Support systems such as sawhorses have long been used in the construction trade, providing a beam with four legs used to support construction materials for sawing. A pair of sawhorses can support a plank, providing an easily made scaffold. Two sawhorses can also be used to easily form a work surface, through placement of a sheet of plywood or door on top thereof.
Sawhorses typically include a crossbeam attached across a top of two sets of legs. The sawhorse is collapsible, wherein the first set of legs is folded towards the second set of legs to allow the sawhorse to be stored in a substantially flat configuration.
To maximize portability and minimize weight, space between the legs of the sawhorse is generally empty. Thus, although functional for supporting a work piece, a majority of the sawhorse structure goes unutilized.
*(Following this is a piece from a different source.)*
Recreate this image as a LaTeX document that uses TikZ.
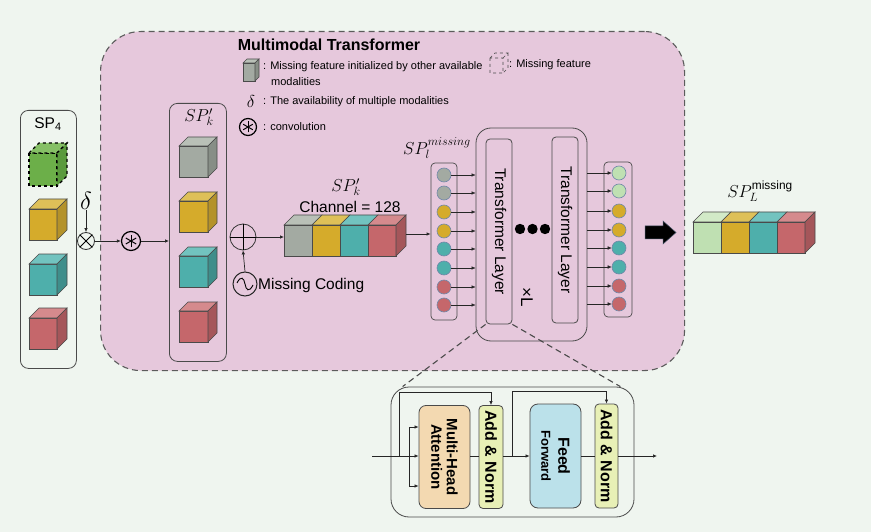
\documentclass[tikz,border=0pt]{standalone}
\usepackage{fontspec}
\setmainfont{Liberation Sans}
\usetikzlibrary{arrows.meta,calc}
\definecolor{bg}{HTML}{EFF5EF}
\definecolor{pinkbg}{HTML}{E6C8DC}
\definecolor{edge}{HTML}{4A4A4A}
\definecolor{gF}{HTML}{A3AAA2}\definecolor{gT}{HTML}{B9C0B7}\definecolor{gS}{HTML}{878E86}
\definecolor{yF}{HTML}{D5AB2B}\definecolor{yT}{HTML}{DEC058}\definecolor{yS}{HTML}{B4922A}
\definecolor{tF}{HTML}{4EAFAB}\definecolor{tT}{HTML}{72C3BF}\definecolor{tS}{HTML}{3F8E8B}
\definecolor{rF}{HTML}{C5676B}\definecolor{rT}{HTML}{D58A8D}\definecolor{rS}{HTML}{A5565A}
\definecolor{grF}{HTML}{6CAF49}\definecolor{grT}{HTML}{86C066}\definecolor{grS}{HTML}{5A9A3D}
\definecolor{lgF}{HTML}{BFE0B2}\definecolor{lgT}{HTML}{D2EAC7}\definecolor{lgS}{HTML}{A5C79A}
\definecolor{tokedge}{HTML}{7088A8}
\definecolor{peach}{HTML}{F3D9B1}
\definecolor{lime}{HTML}{E8F0B6}
\definecolor{sky}{HTML}{BBE1EA}
% x y w h d front top side
\newcommand\drawcube[8]{%
  \filldraw[cubeline,fill=#6] (#1,#2) rectangle ++(#3,#4);
  \filldraw[cubeline,fill=#7] (#1,#2) -- ++(#5,-#5) -- ++(#3,0) -- ++(-#5,#5) -- cycle;
  \filldraw[cubeline,fill=#8] (#1+#3,#2) -- ++(#5,-#5) -- ++(0,#4) -- ++(-#5,#5) -- cycle;
}
\newcommand\drawslab[7]{% x y w h d front top  (front + top only)
  \filldraw[cubeline,fill=#6] (#1,#2) rectangle ++(#3,#4);
  \filldraw[cubeline,fill=#7] (#1,#2) -- ++(#5,-#5) -- ++(#3,0) -- ++(-#5,#5) -- cycle;
}
\begin{document}
\begin{tikzpicture}[x=1pt,y=-1pt,
  cubeline/.style={draw=edge,line width=0.6pt},
  arr/.style={-{Latex[length=4pt,width=3.5pt]},line width=0.7pt,draw=black!85},
  ln/.style={line width=0.7pt,draw=black!85},
  tok/.style={circle,draw=tokedge,line width=0.6pt,minimum size=14pt,inner sep=0pt},
  colbox/.style={draw=edge,rounded corners=4pt,line width=0.7pt,inner sep=0pt},
  legend/.style={font=\fontsize{11}{13}\selectfont,anchor=west,inner sep=0pt},
  big/.style={font=\fontsize{15.5}{18}\selectfont,inner sep=0pt},
  blk/.style={draw=edge,line width=0.8pt,inner sep=0pt},
  btxt/.style={font=\fontsize{15}{15.5}\selectfont\bfseries,rotate=-90,align=center,inner sep=0pt},
]
\fill[bg] (0,0) rectangle (871,532);
\useasboundingbox (0,0) rectangle (871,532);

% ---------- big pink box
\node[draw=edge!90,dash pattern=on 6pt off 4pt,line width=1.1pt,fill=pinkbg,rounded corners=40pt,
      minimum width=584pt,minimum height=339pt,anchor=north west,inner sep=0pt] (mm) at (100,31) {};
\node[font=\fontsize{16}{18}\selectfont\bfseries,inner sep=0pt] (title) at (329,45) {Multimodal Transformer};

% ---------- legend
\drawcube{243}{63}{12}{18}{4}{gF}{gT}{gS}
\node[legend] (lg1) at (263,67) {: Missing feature initialized by other available};
\node[legend] (lg1b) at (271,82) {modalities};
\draw[edge,dashed,line width=0.6pt] (490,58) rectangle ++(13,15) (490,58) -- ++(5,-5) -- ++(13,0) -- ++(-5,5) (503,58) ++(5,-5) -- ++(0,15) -- ++(-5,5);
\node[legend] (lg2) at (509,65) {: Missing feature};
\node[font=\fontsize{19}{19}\selectfont,inner sep=0pt] (dl) at (251,102) {$\delta$};
\node[legend] (lg3) at (263,102) {: The availability of multiple modalities};
\node[circle,draw=black,line width=1.2pt,minimum size=17pt,inner sep=0pt] (cl) at (248,127) {};
\foreach \a in {90,30,-30} \draw[line width=1pt] (cl.center) ++(\a:5.5) -- ++(\a+180:11);
\node[legend] (lg4) at (263,127) {: convolution};

% ---------- SP4 column
\node[draw=edge,rounded corners=8pt,line width=0.8pt,fill=bg,minimum width=56pt,minimum height=258pt,anchor=north west,inner sep=0pt] (sp4) at (20,110) {};
\node[big] (sp4t) at (48,124) {SP\textsubscript{4}};
\filldraw[draw=black,dashed,line width=1.1pt,fill=grF] (29,153) rectangle ++(28,33);
\filldraw[draw=black,dashed,line width=1.1pt,fill=grT] (29,153) -- ++(10,-10) -- ++(28,0) -- ++(-10,10) -- cycle;
\filldraw[draw=black,dashed,line width=1.1pt,fill=grS] (57,153) -- ++(10,-10) -- ++(0,33) -- ++(-10,10) -- cycle;
\drawcube{29}{209}{28}{31}{10}{yF}{yT}{yS}
\drawcube{29}{264}{28}{31}{10}{tF}{tT}{tS}
\drawcube{29}{318}{28}{31}{10}{rF}{rT}{rS}

% ---------- delta, otimes, conv
\node[font=\fontsize{23}{23}\selectfont,inner sep=0pt] (dd) at (86,201) {$\delta$};
\node[circle,draw=black!80,line width=0.8pt,minimum size=17pt,inner sep=0pt,fill=bg] (ot) at (86,241) {};
\draw[line width=0.8pt] (ot.45) -- (ot.225) (ot.135) -- (ot.315);
\draw[arr] (dd.south) -- (ot.north);
\node[circle,draw=black,line width=1.2pt,minimum size=19pt,inner sep=0pt] (cv) at (131,241) {};
\foreach \a in {90,30,-30} \draw[line width=1pt] (cv.center) ++(\a:6) -- ++(\a+180:12);
\draw[arr] (ot.east) -- (cv.west);

% ---------- SP'_k column
\node[draw=edge,rounded corners=8pt,line width=0.8pt,minimum width=57pt,minimum height=258pt,anchor=north west,inner sep=0pt] (spk) at (169,103) {};
\draw[arr] (cv.east) -- (cv.east -| spk.west);
\node[big,font=\fontsize{17}{18}\selectfont] (spkt) at (199,117) {$SP_k'$};
\drawcube{179}{146}{29}{31}{9}{gF}{gT}{gS}
\drawcube{179}{201}{29}{31}{9}{yF}{yT}{yS}
\drawcube{179}{256}{29}{31}{9}{tF}{tT}{tS}
\drawcube{179}{311}{29}{31}{9}{rF}{rT}{rS}

% ---------- oplus & missing coding
\node[circle,draw=black!80,line width=0.8pt,minimum size=26pt,inner sep=0pt] (op) at (243,237) {};
\draw[line width=0.8pt] (op.north) -- (op.south) (op.east) -- (op.west);
\node[circle,draw=black!85,line width=1pt,minimum size=24pt,inner sep=0pt] (mc) at (245,284) {};
\draw[line width=0.9pt] ($(mc.center)+(-8,-1)$) .. controls ($(mc.center)+(-4,-9)$) and ($(mc.center)+(-1,-6)$) .. (mc.center) .. controls ($(mc.center)+(1,6)$) and ($(mc.center)+(4,9)$) .. ($(mc.center)+(8,1)$);
\draw[arr] (mc.north) -- (op.south);
\node[big,anchor=west] (mct) at (258,285) {Missing Coding};

% ---------- cube row
\coordinate (row) at (284,237);
\draw[arr] (op.east) -- (row);
\drawslab{284}{225}{28}{31}{10}{gF}{gT}
\drawslab{312}{225}{28}{31}{10}{yF}{yT}
\drawslab{340}{225}{28}{31}{10}{tF}{tT}
\drawcube{368}{225}{28}{31}{10}{rF}{rT}{rS}
\node[big,font=\fontsize{17}{18}\selectfont] (spk2) at (346,187) {$SP_k'$};
\node[big] (ch) at (350,207) {Channel = 128};
\coordinate (rowend) at (406,234);

% ---------- token column left
\node[colbox,minimum width=26pt,minimum height=157pt] (lcol) at (444,241.5) {};
\node[big,font=\fontsize{17}{18}\selectfont] (spl) at (437,148) {$SP_l^{missing}$};
\draw[arr] (rowend) -- (rowend -| lcol.west);
\foreach \y/\c [count=\i] in {175/gF,193/gF,212/yF,231/yF,249/tF,268/tF,287/rF,305/rF}
  \node[tok,fill=\c] (l\i) at (444,\y) {};

% ---------- transformer stack
\node[draw=edge,rounded corners=15pt,line width=0.8pt,minimum width=111pt,minimum height=213pt,inner sep=0pt] (tbox) at (531.5,234.5) {};
\node[draw=edge,rounded corners=4pt,line width=0.8pt,minimum width=26pt,minimum height=185pt,inner sep=0pt] (tl1) at (499,231.5) {};
\node[draw=edge,rounded corners=4pt,line width=0.8pt,minimum width=26pt,minimum height=186pt,inner sep=0pt] (tl2) at (565,230) {};
\node[font=\fontsize{15.5}{16}\selectfont,rotate=-90,inner sep=0pt] (tl1t) at (tl1.center) {Transformer Layer};
\node[font=\fontsize{15.5}{16}\selectfont,rotate=-90,inner sep=0pt] (tl2t) at (tl2.center) {Transformer Layer};
\foreach \x in {520,532.5,545} \fill[black] (\x,229) circle (5.2);
\node[font=\fontsize{17}{17}\selectfont,rotate=-90,inner sep=0pt] (xl) at (527,297) {×L};
\foreach \i in {1,...,8} \draw[arr,line width=0.5pt] (l\i.east) -- (l\i.east -| tbox.west);

% ---------- token column right
\node[colbox,minimum width=28pt,minimum height=155pt] (rcol) at (618,239.5) {};
\foreach \y/\c [count=\i] in {173/lgF,191/lgF,211/yF,230/yF,248/tF,267/tF,286/rF,304/rF}
  \node[tok,fill=\c] (r\i) at (619,\y) {};
\foreach \i in {1,...,8} \draw[arr,line width=0.5pt] (r\i.west -| tbox.east) -- (r\i.west);

% ---------- big arrow
\filldraw[fill=black,draw=tokedge!60!black,line width=0.5pt] (645,226) -- (663,226) -- (663,221) -- (676,232.5) -- (663,244) -- (663,239) -- (645,239) -- cycle;

% ---------- output row
\drawslab{693}{222}{28}{31}{10}{lgF}{lgT}
\drawslab{721}{222}{28}{31}{10}{yF}{yT}
\drawslab{749}{222}{28}{31}{10}{tF}{tT}
\drawcube{777}{222}{28}{31}{10}{rF}{rT}{rS}
\node[big,font=\fontsize{17}{18}\selectfont] (spL) at (760,191) {$SP_L^{\mathrm{missing}}$};

% ---------- bottom detail
\node[draw=edge,rounded corners=18pt,line width=0.8pt,minimum width=243pt,minimum height=130pt,inner sep=0pt] (bb) at (512.5,452) {};
\draw[edge,dash pattern=on 6pt off 4pt,line width=1.1pt] (tl1.south west) -- ($(bb.north west)+(12,0)$);
\draw[edge,dash pattern=on 6pt off 4pt,line width=1.1pt] (tl1.south east) -- ($(bb.north east)+(-14,0)$);
\node[blk,fill=peach,rounded corners=7pt,minimum width=51pt,minimum height=103pt] (mha) at (444.5,457) {};
\node[btxt] at (mha.center) {Multi-Head\\Attention};
\node[blk,fill=lime,rounded corners=4pt,minimum width=24pt,minimum height=103pt] (an1) at (491,457) {};
\node[btxt,font=\fontsize{16}{16}\selectfont\bfseries] at (an1.center) {Add \& Norm};
\node[blk,fill=sky,rounded corners=8pt,minimum width=51pt,minimum height=104pt] (ff) at (555.5,456) {};
\node[btxt,font=\fontsize{16}{17}\selectfont\bfseries] at (ff.center) {Feed\\{\fontsize{13}{14}\selectfont Forward}};
\node[blk,fill=lime,rounded corners=4pt,minimum width=23pt,minimum height=104pt] (an2) at (606.5,456) {};
\node[btxt,font=\fontsize{16}{16}\selectfont\bfseries] at (an2.center) {Add \& Norm};

\coordinate (in) at (372,456);
\coordinate (br1) at (399,456);
\coordinate (br1t) at (399,392);
\coordinate (q1) at (409,427);
\coordinate (q3) at (409,486);
\coordinate (br2) at (512,456);
\coordinate (br2t) at (512,391);
\coordinate (out) at (657,456);
\draw[arr] (in) -- (in -| mha.west);
\draw[arr] (br1) |- (an1.north |- br1t) -- (an1.north);
\draw[ln] (q1) -- (q3);
\draw[arr] (q1) -- (q1 -| mha.west);
\draw[arr] (q3) -- (q3 -| mha.west);
\draw[ln] (in -| mha.east) -- (in -| an1.west);
\draw[arr] (in -| an1.east) -- (in -| ff.west);
\draw[arr] (br2) |- (an2.north |- br2t) -- (an2.north);
\draw[ln] (in -| ff.east) -- (in -| an2.west);
\draw[arr] (in -| an2.east) -- (out);
\end{tikzpicture}
\end{document}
Due to the portable nature of sawhorses, they are commonly used in off-site environments lacking organizing means, such as tool boxes and shelving. As a result, workers are often required to either keep their tools on a tool belt, set tools on the ground, or maintain tools in a vehicle tool box. Each of these organizing means are undesirable, as they require workers to carry unnecessary weight, result in disorganization, or result in extra trips back and forth to a vehicle tool box, respectively.
There is a continuing need in the art for a means of utilizing the sides of a sawhorse to provide a storage spaced. Desirably, the means permits for storage of many different types of tools and supplies.